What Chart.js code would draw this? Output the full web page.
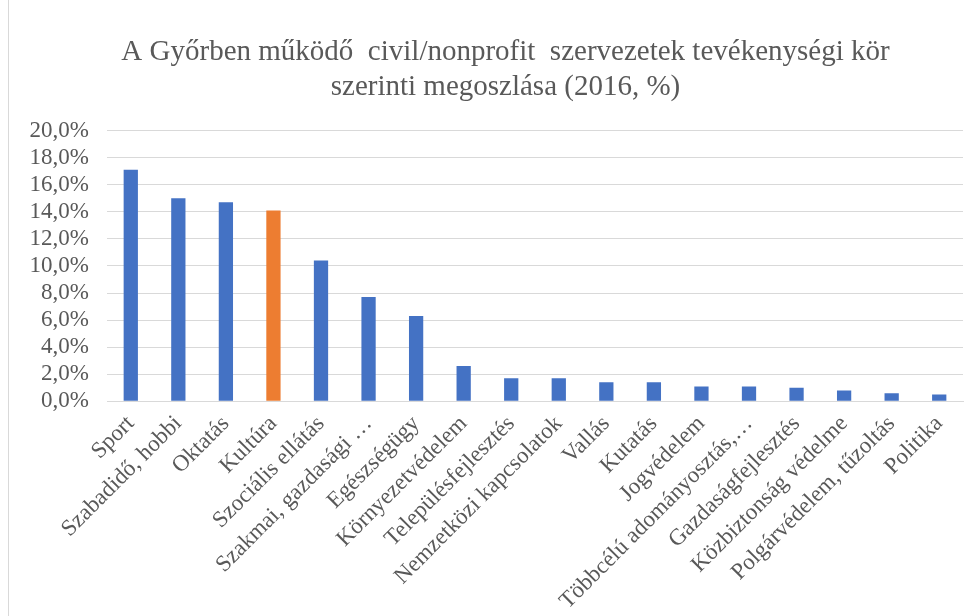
<!DOCTYPE html>
<html>
<head>
<meta charset="utf-8">
<script src="https://cdn.jsdelivr.net/npm/chart.js@4"></script>
<style>
  body { margin: 0; background: #fff; }
  #wrap { position: relative; width: 979px; height: 616px; }
  #edge { position: absolute; left: 8px; top: 0; width: 1px; height: 616px; background: #d9d9d9; }
</style>
</head>
<body>
<div id="wrap">
  <canvas id="myChart" width="979" height="616"></canvas>
  <div id="edge"></div>
</div>
<script>
const categories = [
  'Sport', 'Szabadidő, hobbi', 'Oktatás', 'Kultúra', 'Szociális ellátás',
  'Szakmai, gazdasági …', 'Egészségügy', 'Környezetvédelem', 'Településfejlesztés',
  'Nemzetközi kapcsolatok', 'Vallás', 'Kutatás', 'Jogvédelem',
  'Többcélú adományosztás,…', 'Gazdaságfejlesztés', 'Közbiztonság védelme',
  'Polgárvédelem, tűzoltás', 'Politika'
];
const shares = [17.1, 15.0, 14.7, 14.1, 10.4, 7.7, 6.3, 2.6, 1.7, 1.7, 1.4, 1.4, 1.1, 1.1, 1.0, 0.8, 0.6, 0.5];
const highlighted = 'Kultúra';
const titleLines = [
  'A Győrben működő  civil/nonprofit  szervezetek tevékenységi kör',
  'szerinti megoszlása (2016, %)'
];

const serif = "'Liberation Serif', 'DejaVu Serif', serif";
const grey = '#595959';

// the excel title sits a bit right of the canvas centre
const titleShift = {
  id: 'titleShift',
  afterLayout(chart) { chart.titleBlock.left += 48; }
};

const ctx = document.getElementById("myChart");
const myChart = new Chart(ctx, {
  type: 'bar',
  data: {
    labels: categories,
    datasets: [{
      data: shares,
      backgroundColor: categories.map(c => c === highlighted ? '#ED7D31' : '#4472C4'),
      barPercentage: 0.3,
      categoryPercentage: 1
    }]
  },
  options: {
    responsive: false,
    animation: false,
    layout: { padding: { left: 0, right: 16, top: 0, bottom: 0 } },
    plugins: {
      legend: { display: false },
      tooltip: { enabled: false },
      title: {
        display: true,
        text: titleLines,
        color: grey,
        font: { family: serif, size: 29, weight: 'normal', lineHeight: 1.2 },
        padding: { top: 35, bottom: 26 }
      }
    },
    scales: {
      y: {
        min: 0,
        max: 20,
        afterFit: s => { s.width = 107; },
        ticks: {
          stepSize: 2,
          autoSkip: false,
          color: grey,
          padding: 18,
          font: { family: serif, size: 23 },
          callback: v => v.toFixed(1).replace('.', ',') + '%'
        },
        grid: { color: '#d9d9d9', drawTicks: false },
        border: { display: false }
      },
      x: {
        ticks: {
          color: grey,
          minRotation: 45,
          maxRotation: 45,
          autoSkip: false,
          padding: 1,
          font: { family: serif, size: 23 }
        },
        grid: { display: false },
        border: { color: '#d9d9d9' }
      }
    }
  },
  plugins: [titleShift]
});
</script>
</body>
</html>
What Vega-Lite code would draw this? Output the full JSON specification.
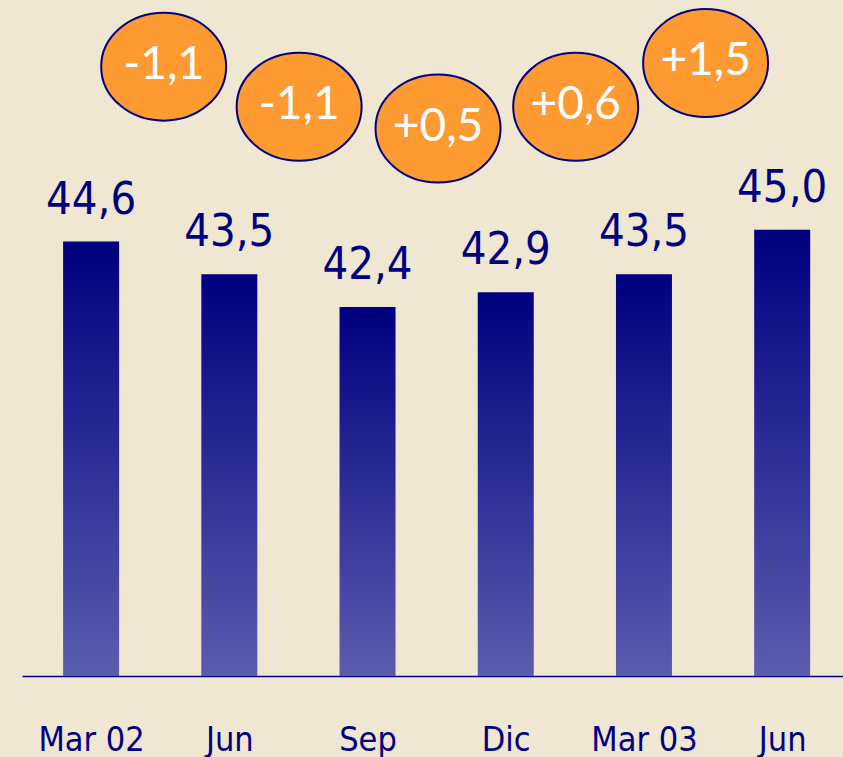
{
  "$schema": "https://vega.github.io/schema/vega-lite/v6.json",
  "width": 821,
  "height": 676,
  "autosize": "none",
  "padding": {"left": 22, "right": 0, "top": 0, "bottom": 81},
  "background": "#efe7d1",
  "config": {"view": {"stroke": null}},
  "datasets": {
    "bars": [
      {"idx": 0, "period": "Mar 02", "value": 44.6, "label": "44,6"},
      {"idx": 1, "period": "Jun", "value": 43.5, "label": "43,5"},
      {"idx": 2, "period": "Sep", "value": 42.4, "label": "42,4"},
      {"idx": 3, "period": "Dic", "value": 42.9, "label": "42,9"},
      {"idx": 4, "period": "Mar 03", "value": 43.5, "label": "43,5"},
      {"idx": 5, "period": "Jun", "value": 45.0, "label": "45,0"}
    ],
    "changes": [
      {"pos": 0.525, "level": 50.48, "change": "-1,1"},
      {"pos": 1.505, "level": 49.13, "change": "-1,1"},
      {"pos": 2.51, "level": 48.4, "change": "+0,5"},
      {"pos": 3.506, "level": 49.13, "change": "+0,6"},
      {"pos": 4.446, "level": 50.6, "change": "+1,5"}
    ]
  },
  "layer": [
    {
      "data": {"name": "bars"},
      "mark": {
        "type": "bar",
        "size": 56,
        "color": {
          "gradient": "linear",
          "x1": 0, "y1": 0, "x2": 0, "y2": 1,
          "stops": [
            {"offset": 0, "color": "#000080"},
            {"offset": 1, "color": "#5c5cae"}
          ]
        }
      },
      "encoding": {
        "x": {
          "field": "idx",
          "type": "quantitative",
          "scale": {"domain": [-0.5, 5.44], "nice": false, "zero": false, "padding": 0},
          "axis": {
            "title": null,
            "values": [0, 1, 2, 3, 4, 5],
            "labelExpr": "['Mar 02','Jun','Sep','Dic','Mar 03','Jun'][datum.value]",
            "grid": false,
            "ticks": false,
            "tickSize": 0,
            "domainColor": "#000080",
            "domainWidth": 1.5,
            "labelFont": "DejaVu Sans Condensed, sans-serif",
            "labelFontSize": 34,
            "labelColor": "#000080",
            "labelPadding": 74,
            "labelBaseline": "alphabetic",
            "labelFlush": false,
            "labelOverlap": false
          }
        },
        "y": {
          "field": "value",
          "type": "quantitative",
          "scale": {"domain": [30, 52.72], "nice": false, "zero": false},
          "axis": null
        },
        "y2": {"datum": 30}
      }
    },
    {
      "data": {"name": "bars"},
      "mark": {
        "type": "text",
        "dy": -28,
        "baseline": "alphabetic",
        "align": "center",
        "font": "DejaVu Sans Condensed, sans-serif",
        "fontSize": 45,
        "color": "#000080"
      },
      "encoding": {
        "x": {"field": "idx", "type": "quantitative"},
        "y": {"field": "value", "type": "quantitative"},
        "text": {"field": "label"}
      }
    },
    {
      "data": {"name": "changes"},
      "mark": {
        "type": "point",
        "shape": "M -1 0 A 1 0.864 0 1 1 1 0 A 1 0.864 0 1 1 -1 0 Z",
        "size": 15625,
        "filled": true,
        "fill": "#fd9a32",
        "stroke": "#000080",
        "strokeWidth": 2,
        "opacity": 1
      },
      "encoding": {
        "x": {"field": "pos", "type": "quantitative"},
        "y": {"field": "level", "type": "quantitative"}
      }
    },
    {
      "data": {"name": "changes"},
      "mark": {
        "type": "text",
        "baseline": "middle",
        "align": "center",
        "font": "Lato",
        "fontSize": 46,
        "color": "#ffffff",
        "dy": -2
      },
      "encoding": {
        "x": {"field": "pos", "type": "quantitative"},
        "y": {"field": "level", "type": "quantitative"},
        "text": {"field": "change"}
      }
    }
  ]
}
──────
→ THE EXERCISE:
Transcribe every entry word for word, but omit the pictures.

→ WRITTEN ANSWER:
What Chart.js code would draw this? Output the full web page.
<!DOCTYPE html>
<html>
<head>
<meta charset="utf-8">
<script src="https://cdn.jsdelivr.net/npm/chart.js@4"></script>
<style>
  body { margin: 0; background: #fff; }
  #wrap { position: relative; width: 979px; height: 616px; }
  #edge { position: absolute; left: 8px; top: 0; width: 1px; height: 616px; background: #d9d9d9; }
</style>
</head>
<body>
<div id="wrap">
  <canvas id="myChart" width="979" height="616"></canvas>
  <div id="edge"></div>
</div>
<script>
const categories = [
  'Sport', 'Szabadidő, hobbi', 'Oktatás', 'Kultúra', 'Szociális ellátás',
  'Szakmai, gazdasági …', 'Egészségügy', 'Környezetvédelem', 'Településfejlesztés',
  'Nemzetközi kapcsolatok', 'Vallás', 'Kutatás', 'Jogvédelem',
  'Többcélú adományosztás,…', 'Gazdaságfejlesztés', 'Közbiztonság védelme',
  'Polgárvédelem, tűzoltás', 'Politika'
];
const shares = [17.1, 15.0, 14.7, 14.1, 10.4, 7.7, 6.3, 2.6, 1.7, 1.7, 1.4, 1.4, 1.1, 1.1, 1.0, 0.8, 0.6, 0.5];
const highlighted = 'Kultúra';
const titleLines = [
  'A Győrben működő  civil/nonprofit  szervezetek tevékenységi kör',
  'szerinti megoszlása (2016, %)'
];

const serif = "'Liberation Serif', 'DejaVu Serif', serif";
const grey = '#595959';

// the excel title sits a bit right of the canvas centre
const titleShift = {
  id: 'titleShift',
  afterLayout(chart) { chart.titleBlock.left += 48; }
};

const ctx = document.getElementById("myChart");
const myChart = new Chart(ctx, {
  type: 'bar',
  data: {
    labels: categories,
    datasets: [{
      data: shares,
      backgroundColor: categories.map(c => c === highlighted ? '#ED7D31' : '#4472C4'),
      barPercentage: 0.3,
      categoryPercentage: 1
    }]
  },
  options: {
    responsive: false,
    animation: false,
    layout: { padding: { left: 0, right: 16, top: 0, bottom: 0 } },
    plugins: {
      legend: { display: false },
      tooltip: { enabled: false },
      title: {
        display: true,
        text: titleLines,
        color: grey,
        font: { family: serif, size: 29, weight: 'normal', lineHeight: 1.2 },
        padding: { top: 35, bottom: 26 }
      }
    },
    scales: {
      y: {
        min: 0,
        max: 20,
        afterFit: s => { s.width = 107; },
        ticks: {
          stepSize: 2,
          autoSkip: false,
          color: grey,
          padding: 18,
          font: { family: serif, size: 23 },
          callback: v => v.toFixed(1).replace('.', ',') + '%'
        },
        grid: { color: '#d9d9d9', drawTicks: false },
        border: { display: false }
      },
      x: {
        ticks: {
          color: grey,
          minRotation: 45,
          maxRotation: 45,
          autoSkip: false,
          padding: 1,
          font: { family: serif, size: 23 }
        },
        grid: { display: false },
        border: { color: '#d9d9d9' }
      }
    }
  },
  plugins: [titleShift]
});
</script>
</body>
</html>
What Vega-Lite code would draw this? Output the full JSON specification.
{
  "$schema": "https://vega.github.io/schema/vega-lite/v6.json",
  "width": 821,
  "height": 676,
  "autosize": "none",
  "padding": {"left": 22, "right": 0, "top": 0, "bottom": 81},
  "background": "#efe7d1",
  "config": {"view": {"stroke": null}},
  "datasets": {
    "bars": [
      {"idx": 0, "period": "Mar 02", "value": 44.6, "label": "44,6"},
      {"idx": 1, "period": "Jun", "value": 43.5, "label": "43,5"},
      {"idx": 2, "period": "Sep", "value": 42.4, "label": "42,4"},
      {"idx": 3, "period": "Dic", "value": 42.9, "label": "42,9"},
      {"idx": 4, "period": "Mar 03", "value": 43.5, "label": "43,5"},
      {"idx": 5, "period": "Jun", "value": 45.0, "label": "45,0"}
    ],
    "changes": [
      {"pos": 0.525, "level": 50.48, "change": "-1,1"},
      {"pos": 1.505, "level": 49.13, "change": "-1,1"},
      {"pos": 2.51, "level": 48.4, "change": "+0,5"},
      {"pos": 3.506, "level": 49.13, "change": "+0,6"},
      {"pos": 4.446, "level": 50.6, "change": "+1,5"}
    ]
  },
  "layer": [
    {
      "data": {"name": "bars"},
      "mark": {
        "type": "bar",
        "size": 56,
        "color": {
          "gradient": "linear",
          "x1": 0, "y1": 0, "x2": 0, "y2": 1,
          "stops": [
            {"offset": 0, "color": "#000080"},
            {"offset": 1, "color": "#5c5cae"}
          ]
        }
      },
      "encoding": {
        "x": {
          "field": "idx",
          "type": "quantitative",
          "scale": {"domain": [-0.5, 5.44], "nice": false, "zero": false, "padding": 0},
          "axis": {
            "title": null,
            "values": [0, 1, 2, 3, 4, 5],
            "labelExpr": "['Mar 02','Jun','Sep','Dic','Mar 03','Jun'][datum.value]",
            "grid": false,
            "ticks": false,
            "tickSize": 0,
            "domainColor": "#000080",
            "domainWidth": 1.5,
            "labelFont": "DejaVu Sans Condensed, sans-serif",
            "labelFontSize": 34,
            "labelColor": "#000080",
            "labelPadding": 74,
            "labelBaseline": "alphabetic",
            "labelFlush": false,
            "labelOverlap": false
          }
        },
        "y": {
          "field": "value",
          "type": "quantitative",
          "scale": {"domain": [30, 52.72], "nice": false, "zero": false},
          "axis": null
        },
        "y2": {"datum": 30}
      }
    },
    {
      "data": {"name": "bars"},
      "mark": {
        "type": "text",
        "dy": -28,
        "baseline": "alphabetic",
        "align": "center",
        "font": "DejaVu Sans Condensed, sans-serif",
        "fontSize": 45,
        "color": "#000080"
      },
      "encoding": {
        "x": {"field": "idx", "type": "quantitative"},
        "y": {"field": "value", "type": "quantitative"},
        "text": {"field": "label"}
      }
    },
    {
      "data": {"name": "changes"},
      "mark": {
        "type": "point",
        "shape": "M -1 0 A 1 0.864 0 1 1 1 0 A 1 0.864 0 1 1 -1 0 Z",
        "size": 15625,
        "filled": true,
        "fill": "#fd9a32",
        "stroke": "#000080",
        "strokeWidth": 2,
        "opacity": 1
      },
      "encoding": {
        "x": {"field": "pos", "type": "quantitative"},
        "y": {"field": "level", "type": "quantitative"}
      }
    },
    {
      "data": {"name": "changes"},
      "mark": {
        "type": "text",
        "baseline": "middle",
        "align": "center",
        "font": "Lato",
        "fontSize": 46,
        "color": "#ffffff",
        "dy": -2
      },
      "encoding": {
        "x": {"field": "pos", "type": "quantitative"},
        "y": {"field": "level", "type": "quantitative"},
        "text": {"field": "change"}
      }
    }
  ]
}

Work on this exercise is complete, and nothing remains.